Why do I get different solutions when integrating both sides of an identity?

Question

I am trying to solve an integral, and I get different solutions, but I basically integrate the same funtion.

My problem is based on the following identity, of which I am confident it is correct: $$\frac{1}{2 \sqrt{8} \ \left(x-\sqrt{8}\right)} = \frac{1}{2 \sqrt{8} \ x -16}$$

Now, when I integrate the left side, I get: $$\int \frac{1}{2 \sqrt{8} \ \left(x-\sqrt{8}\right)} \mathrm{d}x = \frac{\sqrt{2}}{8} \ln\left(x-\sqrt{8}\right) + C$$

And when I integrate the right side, I get: $$ \int \frac{1}{2 \sqrt{8} \ x -16} \mathrm{d}x = \frac{\sqrt{2}}{8} \ln\left(\sqrt{32} \ x - 16\right) + C$$

Which is a different solution.
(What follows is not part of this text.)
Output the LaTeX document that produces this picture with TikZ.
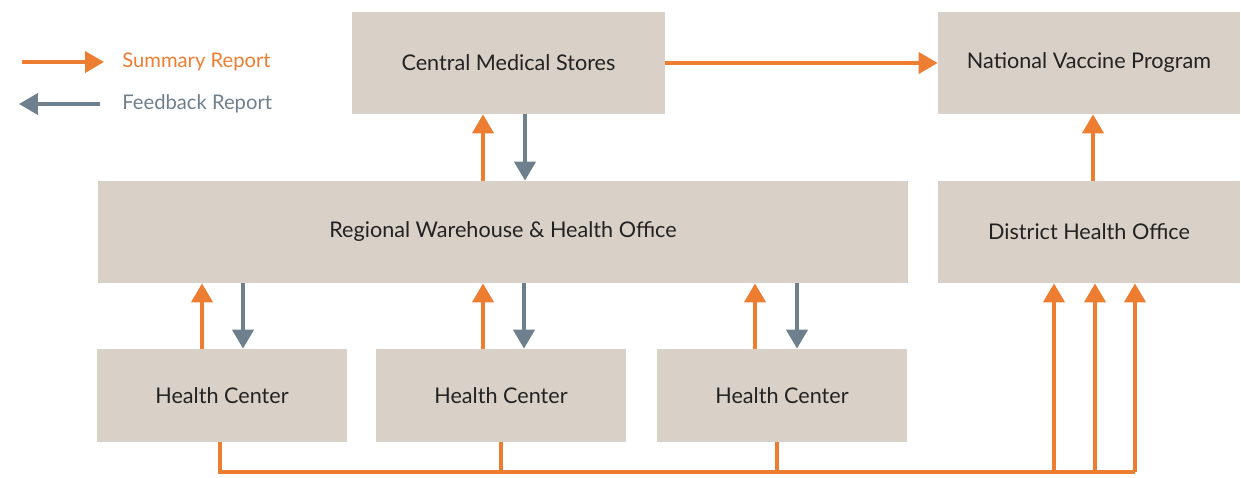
\documentclass[tikz,border=0pt]{standalone}
\usepackage{fontspec}
\setmainfont{Lato}
\usepackage{xcolor}
\usepackage{tikz}
\usetikzlibrary{arrows.meta, calc}

\definecolor{boxfill}{HTML}{D9D1C7}
\definecolor{sumorange}{HTML}{ED7D31}
\definecolor{fbgray}{HTML}{6E7F8D}
\definecolor{boxtext}{HTML}{222222}

\begin{document}
\begin{tikzpicture}[x=0.02cm, y=-0.02cm,
    box/.style={fill=boxfill, inner sep=0pt, minimum height=2.04cm, text=boxtext, font=\fontsize{12.3}{14}\selectfont},
    sumline/.style={sumorange, line width=0.08cm},
    sumarr/.style={sumline, -{Triangle[width=0.42cm, length=0.38cm]}},
    fbarr/.style={fbgray, line width=0.08cm, -{Triangle[width=0.42cm, length=0.38cm]}},
    legtext/.style={right, inner sep=0pt, font=\fontsize{11.5}{13}\selectfont}]
    \useasboundingbox (0,0) rectangle (1241,477);

    % boxes
    \node[box, minimum width=6.26cm] (cms) at (508.5,63) {Central Medical Stores};
    \node[box, minimum width=6.04cm] (nvp) at (1089,63) {National Vaccine Program};
    \node[box, minimum width=16.2cm] (rwho) at (503,232) {Regional Warehouse \& Health Office};
    \node[box, minimum width=6.04cm] (dho) at (1089,232) {District Health Office};
    \node[box, minimum width=5cm, minimum height=1.86cm] (hc1) at (222,395.5) {Health Center};
    \node[box, minimum width=5cm, minimum height=1.86cm] (hc2) at (501,395.5) {Health Center};
    \node[box, minimum width=5cm, minimum height=1.86cm] (hc3) at (782,395.5) {Health Center};

    % legend
    \coordinate (sumA) at (22,62);
    \coordinate (sumB) at (104,62);
    \coordinate (fbA) at (100,104);
    \coordinate (fbB) at (19,104);
    \draw[sumarr] (sumA) -- (sumB);
    \draw[fbarr] (fbA) -- (fbB);
    \node[legtext, text=sumorange] (sumtxt) at (122,62) {Summary Report};
    \node[legtext, text=fbgray] (fbtxt) at (122,104) {Feedback Report};

    % reports up and feedback down
    \draw[sumarr] (cms.east) -- (nvp.west);
    \draw[sumarr] ([xshift=-0.4cm]rwho.north) -- ([xshift=-0.4cm]rwho.north |- cms.south);
    \draw[fbarr] ([xshift=0.44cm]rwho.north |- cms.south) -- ([xshift=0.44cm]rwho.north);
    \draw[sumarr] ([xshift=0.08cm]dho.north) -- ([xshift=0.08cm]dho.north |- nvp.south);
    \foreach \hc/\u/\d in {hc1/-0.4/0.42, hc2/-0.36/0.46, hc3/-0.54/0.3} {
        \draw[sumarr] ([xshift=\u cm]\hc.north) -- ([xshift=\u cm]\hc.north |- rwho.south);
        \draw[fbarr] ([xshift=\d cm]\hc.north |- rwho.south) -- ([xshift=\d cm]\hc.north);
    }

    % bus to district
    \coordinate (bus) at (0,472);
    \draw[sumline] ([xshift=-0.04cm]hc1.south) |- ([xshift=0.92cm]dho.south |- bus);
    \draw[sumline] (hc2.south) -- (hc2.south |- bus);
    \draw[sumline] ([xshift=-0.1cm]hc3.south) -- ([xshift=-0.1cm]hc3.south |- bus);
    \foreach \s in {-0.7, 0.12, 0.92} {
        \draw[sumarr] ([xshift=\s cm]dho.south |- bus) -- ([xshift=\s cm]dho.south);
    }
\end{tikzpicture}
\end{document}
What am i doing wrong?

Answer 1

Note that $$ \ln(\sqrt{32} x - 16) = \ln\left(\sqrt{32} (x - \sqrt{8})\right) = \ln(\sqrt{32}) + \ln(x - \sqrt{8}). $$ Hence, the constant term $\frac{\sqrt{2}}{8}\ln(\sqrt{32})$ can be absorbed in the integration constant.

Answer 2

There's nothing wrong. What you got is that $\dfrac{\sqrt{2}}{8} \ln\left(x-\sqrt{8}\right)$ is a primitive of your function, whereas $\dfrac{\sqrt{2}}{8} \ln\left(\sqrt{32} \ x - 16\right)$ is another primitive. Since they differ by a constant, there is no problem.